The part of the display that took the longest to figure out was combining the giant size checkboxes in the grid with the ordinary sized 6×6 checkbox. That took a lot of searching through the web for information about html and css tags.
Here’s a randomly generated cipher of unknown type. I had a hard time solving it. Within a certain range of periods all my ID tests got the correct type. But this period range was not correct for this cipher! With a different range none of my ID tests put the correct type on top. I tried a lot of different hill-climbing combinations and finally hit on the correct combination. With the correct combination of settings the hill-climber solved it without a crib. I’ll include a caesar-shifted crib.
Here’s a randomly generated Vigenere running key cipher. I solved it without a crib using a key search program and a combination interactive solver and hill-climbing program. Both of these programs used local servers to run. The word search server was listening on port 3000, and the hill-climber was listening on port 8080. The search program ran through a list of about 600,000 words and phrases, looking for a corresponding plaintext that included a word or phrase at least 7 letters long. The key search returned four possibilities, one with a 9 letter phrase and three with 7 letters phrases. Three out of the four results actually occurred in the solution. I filled in the rest of the plaintext by switching back and forth between the hill-climber and the interactive solver.

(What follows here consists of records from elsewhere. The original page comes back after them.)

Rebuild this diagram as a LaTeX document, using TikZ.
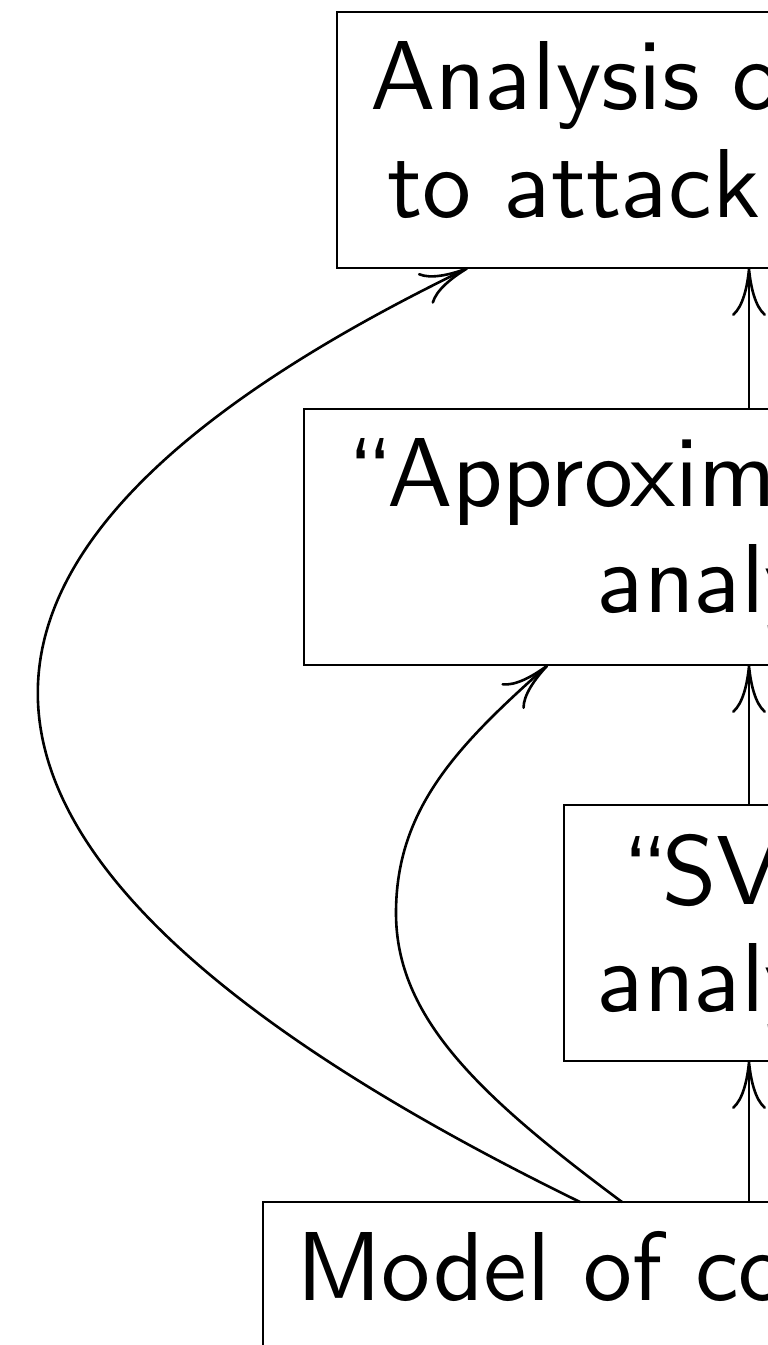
\documentclass[tikz,border=0pt]{standalone}
\usetikzlibrary{arrows.meta}
% Computer Modern Sans at its 10pt design size, scaled up
\font\boxfont=cmss10 at 98pt
\tikzset{
  box/.style={draw, rectangle, line width=2.9pt, inner sep=0pt, outer sep=0pt,
    anchor=north west, minimum width=800pt, minimum height=256pt},
  lbl/.style={anchor=base west, inner sep=0pt, outer sep=0pt, font=\boxfont},
  link/.style={line width=2.6pt, -{To[length=48pt,width=34pt]}}
}
\begin{document}
\begin{tikzpicture}[x=1pt,y=1pt]
\useasboundingbox (0,0) rectangle (768,1345);
\clip (0,0) rectangle (768,1345);

% stacked boxes
\node[box] (b1) at (337,1333) {};
\node[box] (b2) at (304,936) {};
\node[box] (b3) at (564,540) {};
\node[box, minimum height=300pt] (b4) at (263,143) {};

% box labels
\node[lbl] (t1a) at (370,1235) {Analysis o};
\node[lbl] (t1b) at (387,1127) {to attack};
\node[lbl] (t2a) at (338,838) {``Approxim};
\node[lbl] (t2b) at (597,732) {analy};
\node[lbl] (t3a) at (613,440) {``SV};
\node[lbl] (t3b) at (597,333) {analy};
\node[lbl] (t4) at (296,45) {Model of co};

% vertical spine of arrows
\coordinate (spine) at (749,0);
\draw[link] (b4.north -| spine) -- (b3.south -| spine);
\draw[link] (b3.north -| spine) -- (b2.south -| spine);
\draw[link] (b2.north -| spine) -- (b1.south -| spine);

% curved bypass arrows on the left
\draw[link] ([xshift=317pt]b4.north west)
  .. controls (-150,500) and (-97,803) .. ([xshift=131pt]b1.south west);
\coordinate (innerturn) at (396,432);
\draw[link] ([xshift=359pt]b4.north west)
  .. controls (478,250) and (396,328) .. (innerturn)
  .. controls (396,536) and (457.4,599.4) .. ([xshift=244pt]b2.south west);
\end{tikzpicture}
\end{document}
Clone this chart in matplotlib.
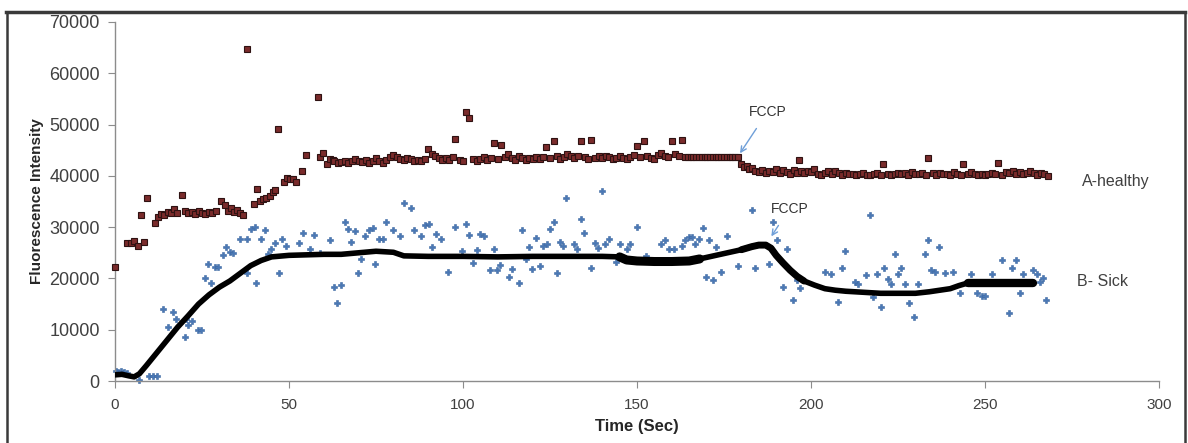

For a crib I’ll include the (caesar-shifted) phrase whose corresponding plaintext included the 9 letter phrase.
Here’s a randomly generated cipher of unknown type. All my ID tests put the correct type on top. PH hill-climbing solved it without a crib. Key search solved it also. I’ll include a caesar-shifted crib.
Here’s a randomly generated keyphrase cipher. My hill-climber and word search programs were enough to solve it without a crib. I’ll include a caesar-shifted crib. The punctuation was left out of the ciphertext.
SSSEHORONH AH TEOSNLR SSSEHORONH LRN RSESS FR ON ORS LENLOOOEN ON IROLR IS RES LE NEO TEEHSO ORRO O OSH ET HEF.
caesar-shifted crib: BMNHM.
Note: The key was randomly selected from a list of about 1000 keyphrases. I generated the list by looping through lines of poetry. From each line of poetry I removed the beginning words until there were 26 letters left if possible, also I tried removing words from the end until 26 letters were left, and also I tried removing words at random until 26 letters were left. This particular key makes sense and can be found with an internet search.
Making a keyphrase by removing words at random is probably not a very efficient method of proceeding. I think a problem like this is called a “knapsack” problem in the literature. Knapsack problems are like traveling salesman problems — there is no general algorithm for solving them, but some reasonably good algorithms probably exist.
Here’s one more Vigenere running key cipher. It took me a long time to solve this using the word/phrase search program and the combination interactive solver and hill-climber. I kept going back and forth between all 3 of these. The initial search turned up a pretty good phrase, which I’ll include in caesar-shifted form. But I still had to do a lot more searches with various options. The searches did turn up the short initial word, and the longer word at position 23 (relative to starting at 0). With the position 23 word in place, the hill-climber got the exact solution. I’ll include a screenshot of the word/phrase search options.
Here’s a randomly generated Vigenere Running key cipher. I was able to solve it without a crib by using a program that drags a huge list of phrases across the cipher and uses logs of digraphs to score the corresponding plaintext strings. If the log digraph score of a plaintext string is high enough then the string is parsed into individual words (and partial words at the beginning and end of the string). If the parse is successful and one of the plaintext words is long enough then the phrase and corresponding plaintext string is saved to disk.
I set the length of a plaintext word to 7 or more letters. With this setting I got 35 phrase-plaintext pairs out of about 600,000 starting phrases. I used these 35 results as a collection of cribs and was then able to get the solution with a combination interactive and hill-climbing running key solver.